GIVEN PROBLEM:
From the very first line of the data to the line containing "plt.rcParams['font.family'] = ['Liberation", retype everything exactly, leaving the pictures behind.
□ □ □ □ □
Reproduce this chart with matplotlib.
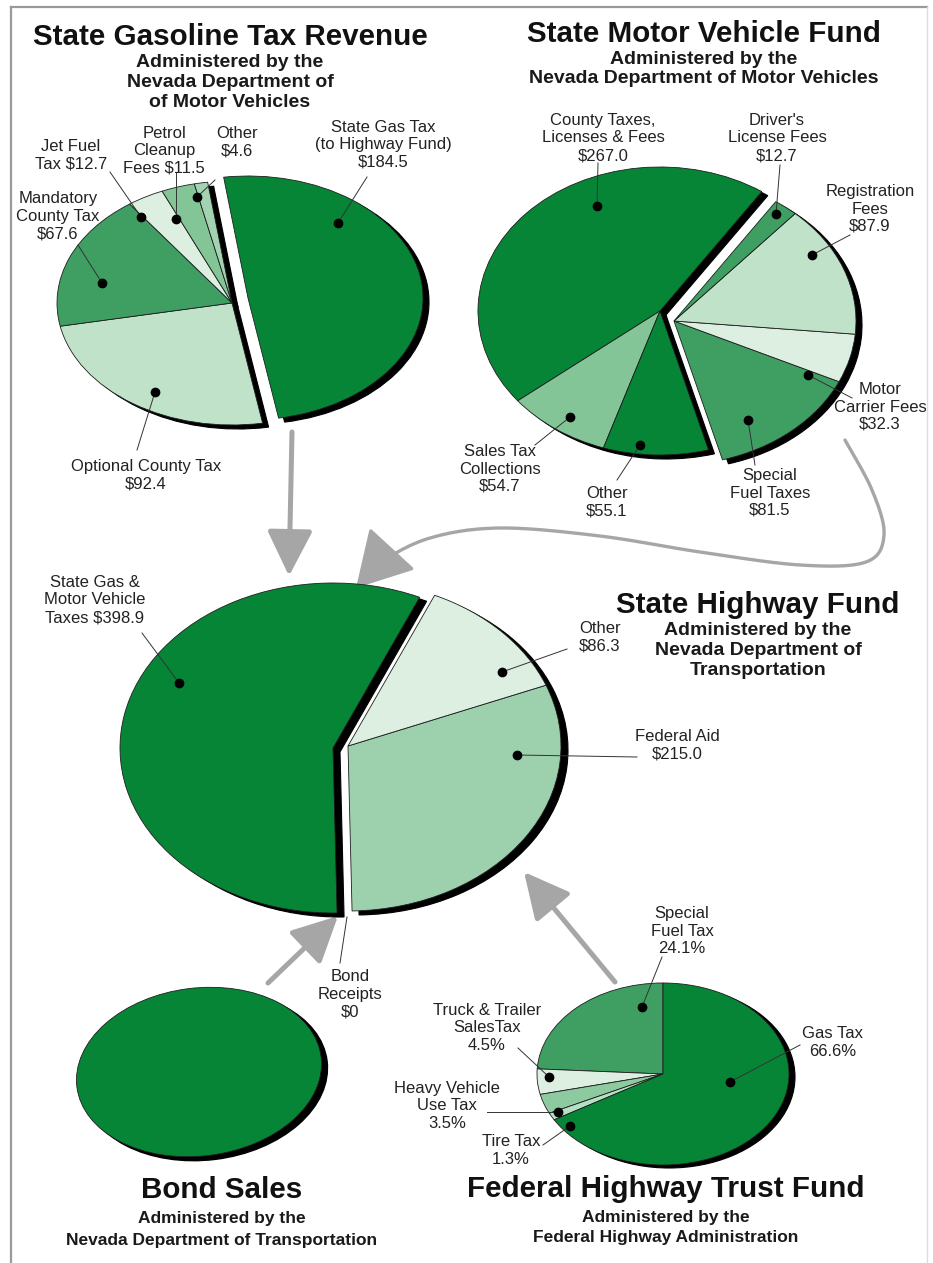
import numpy as np
import matplotlib
matplotlib.use("Agg")
import matplotlib.pyplot as plt
from matplotlib.patches import Wedge, Ellipse, FancyArrowPatch, ArrowStyle
from matplotlib.transforms import Affine2D
from matplotlib.path import Path

plt.rcParams['font.family'] = ['Liberation Sans', 'DejaVu Sans']

# ---------------- data ----------------
gas_cats = ["State Gas Tax (to Highway Fund)", "Optional County Tax", "Mandatory County Tax",
            "Jet Fuel Tax", "Petrol Cleanup Fees", "Other"]
gas_vals = [184.5, 92.4, 67.6, 12.7, 11.5, 4.6]
gas_fmt = ["State Gas Tax\n(to Highway Fund)\n${:.1f}", "Optional County Tax\n${:.1f}",
           "Mandatory\nCounty Tax\n${:.1f}", "Jet Fuel\nTax ${:.1f}", "Petrol\nCleanup\nFees ${:.1f}",
           "Other\n${:.1f}"]

mvf_cats = ["County Taxes, Licenses & Fees", "Sales Tax Collections", "Other", "Special Fuel Taxes",
            "Motor Carrier Fees", "Registration Fees", "Driver's License Fees"]
mvf_vals = [267.0, 54.7, 55.1, 81.5, 32.3, 87.9, 12.7]
mvf_fmt = ["County Taxes,\nLicenses & Fees\n${:.1f}", "Sales Tax\nCollections\n${:.1f}", "Other\n${:.1f}",
           "Special\nFuel Taxes\n${:.1f}", "Motor\nCarrier Fees\n${:.1f}", "Registration\nFees\n${:.1f}",
           "Driver's\nLicense Fees\n${:.1f}"]

shf_cats = ["State Gas & Motor Vehicle Taxes", "Bond Receipts", "Federal Aid", "Other"]
shf_vals = [398.9, 0.0, 215.0, 86.3]
shf_fmt = ["State Gas &\nMotor Vehicle\nTaxes ${:.1f}", "Bond\nReceipts\n${:.0f}", "Federal Aid\n${:.1f}",
           "Other\n${:.1f}"]

fhtf_cats = ["Special Fuel Tax", "Truck & Trailer Sales Tax", "Heavy Vehicle Use Tax", "Tire Tax", "Gas Tax"]
fhtf_pct = [24.1, 4.5, 3.5, 1.3, 66.6]
fhtf_fmt = ["Special\nFuel Tax\n{:.1f}%", "Truck & Trailer\nSalesTax\n{:.1f}%", "Heavy Vehicle\nUse Tax\n{:.1f}%",
            "Tire Tax\n{:.1f}%", "Gas Tax\n{:.1f}%"]

# ---------------- style ----------------
DARK = '#078537'
MED = '#3f9f63'
MEDL = '#84c598'
MEDL2 = '#a3d3b1'
LIGHT = '#bfe2c8'
VLIGHT = '#dcefe1'
FED = '#9dd0ac'
GRAY = '#a6a6a6'
TXT = '#222222'
LAB = 12

fig = plt.figure(figsize=(9.33, 12.63), dpi=100)
ax = fig.add_axes([0, 0, 1, 1])
ax.set_xlim(0, 933)
ax.set_ylim(1263, 0)
ax.axis('off')

# frame
ax.plot([11, 11], [1263, 7], color='#9a9a9a', lw=1.6, zorder=0)
ax.plot([11, 927], [7, 7], color='#9a9a9a', lw=1.6, zorder=0)
ax.plot([927, 927], [7, 1263], color='#dddddd', lw=1.0, zorder=0)


def wedge_angles(vals, start, ccw=True):
    vals = np.asarray(vals, float)
    deg = vals / vals.sum() * 360.0
    cum = np.concatenate([[0.0], np.cumsum(deg)])
    out = []
    for i in range(len(vals)):
        if ccw:
            out.append((start + cum[i], start + cum[i + 1]))
        else:
            out.append((start - cum[i + 1], start - cum[i]))
    return out


def draw_pie(cx, cy, a, b, vals, colors, start, ccw=True, offsets=None, shadow=(6, 4)):
    angs = wedge_angles(vals, start, ccw)
    if offsets is None:
        offsets = [(0, 0)] * len(vals)
    for (t1, t2), (dx, dy), v in zip(angs, offsets, vals):
        if v <= 0:
            continue
        tr = Affine2D().scale(a, -b).translate(cx + dx + shadow[0], cy + dy + shadow[1]) + ax.transData
        ax.add_patch(Wedge((0, 0), 1, t1, t2, transform=tr, facecolor='black',
                           edgecolor='black', lw=0.8, zorder=2))
    for (t1, t2), (dx, dy), v, c in zip(angs, offsets, vals, colors):
        if v <= 0:
            continue
        tr = Affine2D().scale(a, -b).translate(cx + dx, cy + dy) + ax.transData
        ax.add_patch(Wedge((0, 0), 1, t1, t2, transform=tr, facecolor=c,
                           edgecolor='#1e1e1e', lw=0.6, zorder=3))


def text_lines(x, y0, txt, dy=17.5, size=LAB, weight='normal', color=TXT):
    for i, ln in enumerate(txt.split('\n')):
        ax.text(x, y0 + i * dy, ln, ha='center', va='baseline', fontsize=size,
                fontweight=weight, color=color, zorder=8)


def leader(p_from, p_dot):
    ax.plot([p_from[0], p_dot[0]], [p_from[1], p_dot[1]], color='#333333', lw=0.7, zorder=6)
    ax.plot([p_dot[0]], [p_dot[1]], 'o', ms=6, color='black', zorder=7)


def title_block(x, y_title, title, subs, sub_dy=20, sub_size=14, first_gap=22):
    ax.text(x, y_title, title, ha='center', va='baseline', fontsize=21.3, fontweight='bold',
            color='#111111', zorder=8)
    for i, s in enumerate(subs):
        ax.text(x, y_title + first_gap + i * sub_dy, s, ha='center', va='baseline', fontsize=sub_size,
                fontweight='bold', color='#1a1a1a', zorder=8)


def arrow(p0, p1, lw=3.6, ms=20):
    ax.add_patch(FancyArrowPatch(p0, p1, arrowstyle=ArrowStyle('-|>', head_length=1.4, head_width=0.7),
                                 mutation_scale=ms, lw=lw, color=GRAY, shrinkA=0, shrinkB=0, zorder=1))


def smooth(pts, n=24):
    pts = np.asarray(pts, float)
    P = np.vstack([pts[0], pts, pts[-1]])
    out = []
    for i in range(1, len(P) - 2):
        p0, p1, p2, p3 = P[i - 1], P[i], P[i + 1], P[i + 2]
        for t in np.linspace(0, 1, n, endpoint=False):
            t2, t3 = t * t, t * t * t
            out.append(0.5 * (2 * p1 + (-p0 + p2) * t + (2 * p0 - 5 * p1 + 4 * p2 - p3) * t2
                              + (-p0 + 3 * p1 - 3 * p2 + p3) * t3))
    out.append(pts[-1])
    return np.array(out)


# ---------------- Pie 1: State Gasoline Tax Revenue ----------------
title_block(230, 45, "State Gasoline Tax Revenue",
            ["Administered by the", "Nevada Department of", "of Motor Vehicles"])
gas_colors = [DARK, LIGHT, MED, VLIGHT, MEDL, MEDL2]
gas_off = [(16, -5), (0, 0), (0, 0), (0, 0), (0, 0), (0, 0)]
draw_pie(232, 303, 175, 122, gas_vals, gas_colors, 98, ccw=False, offsets=gas_off, shadow=(6, 4))

gas_lab = [((383, 132), (367, 177), (338, 223)),
           ((146, 471), (137, 450), (155, 392)),
           ((58, 203), (78, 245), (102, 283)),
           ((71, 151), (110, 172), (141, 217)),
           ((164, 138), (176, 172), (176, 219)),
           ((237, 138), (215, 180), (197, 197))]
for fmt, v, (tp, lp, dp) in zip(gas_fmt, gas_vals, gas_lab):
    text_lines(tp[0], tp[1], fmt.format(v))
    leader(lp, dp)

# ---------------- Pie 2: State Motor Vehicle Fund ----------------
title_block(704, 42, "State Motor Vehicle Fund",
            ["Administered by the", "Nevada Department of Motor Vehicles"], sub_dy=19)
mvf_colors = [DARK, MEDL, DARK, MED, VLIGHT, LIGHT, MED]
mvf_off = [(0, 0), (0, 0), (0, 0), (14, 10), (14, 10), (14, 10), (14, 10)]
draw_pie(660, 311, 182, 144, mvf_vals, mvf_colors, 56, ccw=True, offsets=mvf_off, shadow=(6, 4))

mvf_lab = [((603, 125), (598, 163), (597, 206)),
           ((500, 456), (535, 445), (570, 417)),
           ((607, 498), (617, 480), (640, 445)),
           ((770, 480), (755, 465), (748, 420)),
           ((880, 394), (852, 398), (808, 375)),
           ((870, 196), (850, 235), (812, 255)),
           ((777, 125), (780, 165), (776, 214))]
for fmt, v, (tp, lp, dp) in zip(mvf_fmt, mvf_vals, mvf_lab):
    text_lines(tp[0], tp[1], fmt.format(v))
    leader(lp, dp)

# ---------------- Pie 3: State Highway Fund ----------------
title_block(758, 613, "State Highway Fund",
            ["Administered by the", "Nevada Department of", "Transportation"], sub_dy=20)
shf_colors = [DARK, 'none', FED, VLIGHT]
shf_off = [(0, 0), (15, -2), (15, -2), (15, -2)]
draw_pie(333, 748, 213, 165, shf_vals, shf_colors, 66, ccw=True, offsets=shf_off, shadow=(7, 4))

shf_lab = [((95, 587), (142, 633), (179, 683)),
           ((350, 981), (340, 963), None),
           ((677, 741), (637, 757), (517, 755)),
           ((600, 633), (567, 649), (502, 672))]
for fmt, v, (tp, lp, dp) in zip(shf_fmt, shf_vals, shf_lab):
    text_lines(tp[0], tp[1], fmt.format(v))
    if dp is None:
        ax.plot([lp[0], 347], [lp[1], 917], color='#333333', lw=0.7, zorder=6)
    else:
        leader(lp, dp)

# ---------------- Bond Sales ----------------
ax.add_patch(Ellipse((205, 1076), 246, 168, angle=-7, facecolor='black', edgecolor='black', zorder=2))
ax.add_patch(Ellipse((199, 1072), 246, 168, angle=-7, facecolor=DARK, edgecolor='#1e1e1e', lw=0.6, zorder=3))
title_block(222, 1198, "Bond Sales",
            ["Administered by the", "Nevada Department of Transportation"], sub_dy=22, sub_size=12.5,
            first_gap=25)

# ---------------- Pie 5: Federal Highway Trust Fund ----------------
fhtf_colors = [MED, VLIGHT, '#8ecaa0', '#b7dfc3', DARK]
draw_pie(663, 1074, 126, 91, fhtf_pct, fhtf_colors, 90, ccw=True, shadow=(6, 3))
title_block(666, 1197, "Federal Highway Trust Fund",
            ["Administered by the", "Federal Highway Administration"], sub_dy=20, sub_size=12.5,
            first_gap=25)

fhtf_lab = [((682, 918), (662, 957), (642, 1007)),
            ((487, 1015), (518, 1048), (549, 1077)),
            ((447, 1093), (487, 1112), (558, 1112)),
            ((511, 1146), (543, 1145), (570, 1126)),
            ((833, 1038), (800, 1045), (730, 1082))]
for fmt, v, (tp, lp, dp) in zip(fhtf_fmt, fhtf_pct, fhtf_lab):
    text_lines(tp[0], tp[1], fmt.format(v))
    leader(lp, dp)

# ---------------- Arrows ----------------
arrow((292, 432), (289, 576))
arrow((268, 983), (338, 916))
arrow((615, 982), (524, 872))
curve = smooth([(845, 440), (872, 490), (884, 535), (866, 562), (800, 565),
                (700, 552), (600, 536), (500, 528), (430, 538), (380, 563), (356, 588)])
ax.add_patch(FancyArrowPatch(path=Path(curve), arrowstyle=ArrowStyle('-|>', head_length=1.4, head_width=0.8),
                             mutation_scale=25, lw=2.4, color=GRAY, zorder=1))

fig.savefig("out.png", dpi=100)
□ □ □ □ □
TASK RESPONSE:
Reproduce this chart with matplotlib.
import numpy as np
import matplotlib
matplotlib.use("Agg")
import matplotlib.pyplot as plt
from matplotlib.patches import Wedge, Ellipse, FancyArrowPatch, ArrowStyle
from matplotlib.transforms import Affine2D
from matplotlib.path import Path

plt.rcParams['font.family'] = ['Liberation Sans', 'DejaVu Sans']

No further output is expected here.